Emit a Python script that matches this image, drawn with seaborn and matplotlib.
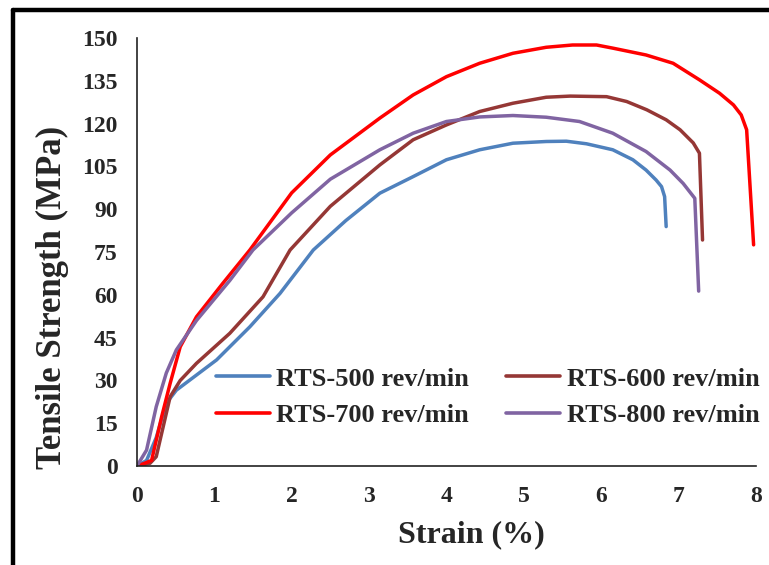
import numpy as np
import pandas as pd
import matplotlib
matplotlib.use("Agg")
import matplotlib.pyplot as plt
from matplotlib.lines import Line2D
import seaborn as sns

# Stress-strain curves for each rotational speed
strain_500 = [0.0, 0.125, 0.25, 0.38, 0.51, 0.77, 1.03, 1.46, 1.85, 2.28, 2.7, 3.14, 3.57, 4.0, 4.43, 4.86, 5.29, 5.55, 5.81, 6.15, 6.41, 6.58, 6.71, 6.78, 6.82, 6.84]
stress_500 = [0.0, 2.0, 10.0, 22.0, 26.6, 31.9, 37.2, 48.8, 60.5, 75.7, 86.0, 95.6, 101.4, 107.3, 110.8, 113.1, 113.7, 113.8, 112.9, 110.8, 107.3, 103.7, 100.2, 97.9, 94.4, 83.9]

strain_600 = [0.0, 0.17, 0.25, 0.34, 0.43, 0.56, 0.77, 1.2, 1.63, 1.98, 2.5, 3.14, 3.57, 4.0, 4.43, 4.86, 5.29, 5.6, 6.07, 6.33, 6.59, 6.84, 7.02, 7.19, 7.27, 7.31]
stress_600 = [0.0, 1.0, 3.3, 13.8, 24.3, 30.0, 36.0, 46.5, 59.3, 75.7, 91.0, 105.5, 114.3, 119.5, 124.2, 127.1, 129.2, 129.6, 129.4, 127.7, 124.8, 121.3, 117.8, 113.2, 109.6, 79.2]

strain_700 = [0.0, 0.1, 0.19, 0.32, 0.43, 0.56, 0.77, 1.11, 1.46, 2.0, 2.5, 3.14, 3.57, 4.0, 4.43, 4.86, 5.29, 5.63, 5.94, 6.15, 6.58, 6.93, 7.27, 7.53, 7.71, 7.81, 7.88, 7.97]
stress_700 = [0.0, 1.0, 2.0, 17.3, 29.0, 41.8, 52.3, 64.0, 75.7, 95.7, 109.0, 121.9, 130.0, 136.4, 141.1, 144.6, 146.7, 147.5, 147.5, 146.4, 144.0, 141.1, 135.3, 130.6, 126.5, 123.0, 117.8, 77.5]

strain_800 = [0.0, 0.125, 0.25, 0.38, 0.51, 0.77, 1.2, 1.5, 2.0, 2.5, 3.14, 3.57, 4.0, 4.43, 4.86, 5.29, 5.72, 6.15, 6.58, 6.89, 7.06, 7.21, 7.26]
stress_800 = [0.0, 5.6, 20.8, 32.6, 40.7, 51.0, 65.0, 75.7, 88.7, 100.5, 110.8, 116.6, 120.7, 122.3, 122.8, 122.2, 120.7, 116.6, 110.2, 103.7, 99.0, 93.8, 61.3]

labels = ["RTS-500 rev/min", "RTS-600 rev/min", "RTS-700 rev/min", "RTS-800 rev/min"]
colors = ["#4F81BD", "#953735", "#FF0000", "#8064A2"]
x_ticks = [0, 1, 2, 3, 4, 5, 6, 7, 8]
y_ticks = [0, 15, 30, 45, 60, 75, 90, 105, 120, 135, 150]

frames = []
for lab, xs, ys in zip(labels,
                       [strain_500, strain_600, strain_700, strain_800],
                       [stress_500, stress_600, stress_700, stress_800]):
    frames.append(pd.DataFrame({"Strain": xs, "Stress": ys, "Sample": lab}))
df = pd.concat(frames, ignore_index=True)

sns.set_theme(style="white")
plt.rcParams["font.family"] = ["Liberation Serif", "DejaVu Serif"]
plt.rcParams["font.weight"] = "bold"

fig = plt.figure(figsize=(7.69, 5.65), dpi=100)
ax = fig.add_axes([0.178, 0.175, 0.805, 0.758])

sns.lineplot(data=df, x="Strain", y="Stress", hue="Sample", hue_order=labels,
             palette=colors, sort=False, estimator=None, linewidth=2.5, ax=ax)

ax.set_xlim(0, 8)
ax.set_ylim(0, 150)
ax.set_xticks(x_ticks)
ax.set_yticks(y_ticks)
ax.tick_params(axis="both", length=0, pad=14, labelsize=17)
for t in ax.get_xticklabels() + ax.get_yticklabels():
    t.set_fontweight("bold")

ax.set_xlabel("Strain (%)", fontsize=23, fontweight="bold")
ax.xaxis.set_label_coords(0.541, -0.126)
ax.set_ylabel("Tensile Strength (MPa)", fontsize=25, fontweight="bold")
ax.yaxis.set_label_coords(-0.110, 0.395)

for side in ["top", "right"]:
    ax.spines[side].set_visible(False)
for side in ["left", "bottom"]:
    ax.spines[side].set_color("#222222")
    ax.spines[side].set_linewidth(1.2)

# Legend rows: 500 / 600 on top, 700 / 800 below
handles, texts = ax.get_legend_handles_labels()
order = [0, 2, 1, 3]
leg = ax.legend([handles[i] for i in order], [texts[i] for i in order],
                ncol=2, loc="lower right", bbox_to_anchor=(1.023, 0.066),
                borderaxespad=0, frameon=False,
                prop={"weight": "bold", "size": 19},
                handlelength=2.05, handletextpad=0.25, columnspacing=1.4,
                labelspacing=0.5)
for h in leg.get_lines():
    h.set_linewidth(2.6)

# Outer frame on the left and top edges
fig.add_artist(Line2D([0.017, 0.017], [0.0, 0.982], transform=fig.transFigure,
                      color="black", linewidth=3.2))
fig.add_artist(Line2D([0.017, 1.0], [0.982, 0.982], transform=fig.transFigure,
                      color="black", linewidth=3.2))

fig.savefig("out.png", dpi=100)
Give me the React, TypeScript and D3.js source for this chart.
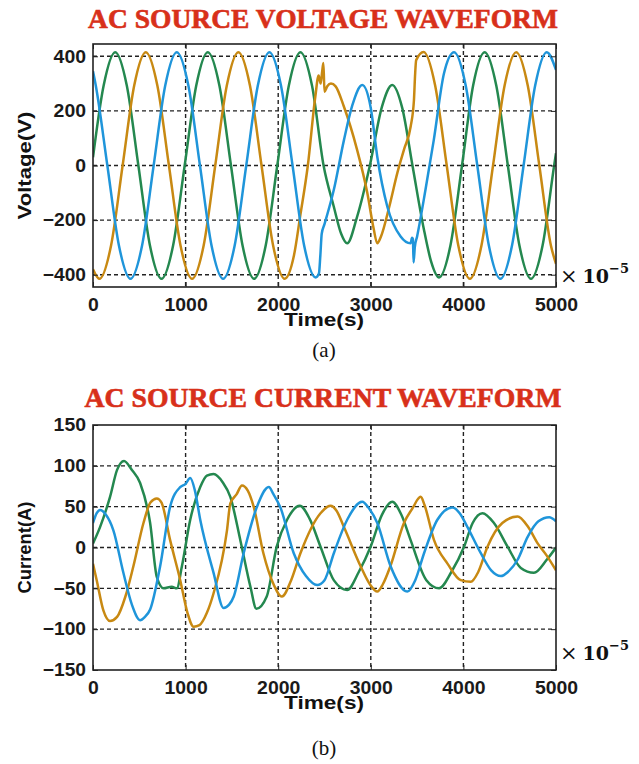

########################################

Make a verbatim copy of all the entries and strip out the pictures.

Task response ->
Emit a Python script that matches this image, drawn with seaborn and matplotlib.
import numpy as np
import pandas as pd
import matplotlib
matplotlib.use("Agg")
import matplotlib.pyplot as plt
from matplotlib.lines import Line2D
import seaborn as sns

# Stress-strain curves for each rotational speed
strain_500 = [0.0, 0.125, 0.25, 0.38, 0.51, 0.77, 1.03, 1.46, 1.85, 2.28, 2.7, 3.14, 3.57, 4.0, 4.43, 4.86, 5.29, 5.55, 5.81, 6.15, 6.41, 6.58, 6.71, 6.78, 6.82, 6.84]
stress_500 = [0.0, 2.0, 10.0, 22.0, 26.6, 31.9, 37.2, 48.8, 60.5, 75.7, 86.0, 95.6, 101.4, 107.3, 110.8, 113.1, 113.7, 113.8, 112.9, 110.8, 107.3, 103.7, 100.2, 97.9, 94.4, 83.9]

strain_600 = [0.0, 0.17, 0.25, 0.34, 0.43, 0.56, 0.77, 1.2, 1.63, 1.98, 2.5, 3.14, 3.57, 4.0, 4.43, 4.86, 5.29, 5.6, 6.07, 6.33, 6.59, 6.84, 7.02, 7.19, 7.27, 7.31]
stress_600 = [0.0, 1.0, 3.3, 13.8, 24.3, 30.0, 36.0, 46.5, 59.3, 75.7, 91.0, 105.5, 114.3, 119.5, 124.2, 127.1, 129.2, 129.6, 129.4, 127.7, 124.8, 121.3, 117.8, 113.2, 109.6, 79.2]

strain_700 = [0.0, 0.1, 0.19, 0.32, 0.43, 0.56, 0.77, 1.11, 1.46, 2.0, 2.5, 3.14, 3.57, 4.0, 4.43, 4.86, 5.29, 5.63, 5.94, 6.15, 6.58, 6.93, 7.27, 7.53, 7.71, 7.81, 7.88, 7.97]
stress_700 = [0.0, 1.0, 2.0, 17.3, 29.0, 41.8, 52.3, 64.0, 75.7, 95.7, 109.0, 121.9, 130.0, 136.4, 141.1, 144.6, 146.7, 147.5, 147.5, 146.4, 144.0, 141.1, 135.3, 130.6, 126.5, 123.0, 117.8, 77.5]

strain_800 = [0.0, 0.125, 0.25, 0.38, 0.51, 0.77, 1.2, 1.5, 2.0, 2.5, 3.14, 3.57, 4.0, 4.43, 4.86, 5.29, 5.72, 6.15, 6.58, 6.89, 7.06, 7.21, 7.26]
stress_800 = [0.0, 5.6, 20.8, 32.6, 40.7, 51.0, 65.0, 75.7, 88.7, 100.5, 110.8, 116.6, 120.7, 122.3, 122.8, 122.2, 120.7, 116.6, 110.2, 103.7, 99.0, 93.8, 61.3]

labels = ["RTS-500 rev/min", "RTS-600 rev/min", "RTS-700 rev/min", "RTS-800 rev/min"]
colors = ["#4F81BD", "#953735", "#FF0000", "#8064A2"]
x_ticks = [0, 1, 2, 3, 4, 5, 6, 7, 8]
y_ticks = [0, 15, 30, 45, 60, 75, 90, 105, 120, 135, 150]

frames = []
for lab, xs, ys in zip(labels,
                       [strain_500, strain_600, strain_700, strain_800],
                       [stress_500, stress_600, stress_700, stress_800]):
    frames.append(pd.DataFrame({"Strain": xs, "Stress": ys, "Sample": lab}))
df = pd.concat(frames, ignore_index=True)

sns.set_theme(style="white")
plt.rcParams["font.family"] = ["Liberation Serif", "DejaVu Serif"]
plt.rcParams["font.weight"] = "bold"

fig = plt.figure(figsize=(7.69, 5.65), dpi=100)
ax = fig.add_axes([0.178, 0.175, 0.805, 0.758])

sns.lineplot(data=df, x="Strain", y="Stress", hue="Sample", hue_order=labels,
             palette=colors, sort=False, estimator=None, linewidth=2.5, ax=ax)

ax.set_xlim(0, 8)
ax.set_ylim(0, 150)
ax.set_xticks(x_ticks)
ax.set_yticks(y_ticks)
ax.tick_params(axis="both", length=0, pad=14, labelsize=17)
for t in ax.get_xticklabels() + ax.get_yticklabels():
    t.set_fontweight("bold")

ax.set_xlabel("Strain (%)", fontsize=23, fontweight="bold")
ax.xaxis.set_label_coords(0.541, -0.126)
ax.set_ylabel("Tensile Strength (MPa)", fontsize=25, fontweight="bold")
ax.yaxis.set_label_coords(-0.110, 0.395)

for side in ["top", "right"]:
    ax.spines[side].set_visible(False)
for side in ["left", "bottom"]:
    ax.spines[side].set_color("#222222")
    ax.spines[side].set_linewidth(1.2)

# Legend rows: 500 / 600 on top, 700 / 800 below
handles, texts = ax.get_legend_handles_labels()
order = [0, 2, 1, 3]
leg = ax.legend([handles[i] for i in order], [texts[i] for i in order],
                ncol=2, loc="lower right", bbox_to_anchor=(1.023, 0.066),
                borderaxespad=0, frameon=False,
                prop={"weight": "bold", "size": 19},
                handlelength=2.05, handletextpad=0.25, columnspacing=1.4,
                labelspacing=0.5)
for h in leg.get_lines():
    h.set_linewidth(2.6)

# Outer frame on the left and top edges
fig.add_artist(Line2D([0.017, 0.017], [0.0, 0.982], transform=fig.transFigure,
                      color="black", linewidth=3.2))
fig.add_artist(Line2D([0.017, 1.0], [0.982, 0.982], transform=fig.transFigure,
                      color="black", linewidth=3.2))

fig.savefig("out.png", dpi=100)
Give me the React, TypeScript and D3.js source for this chart.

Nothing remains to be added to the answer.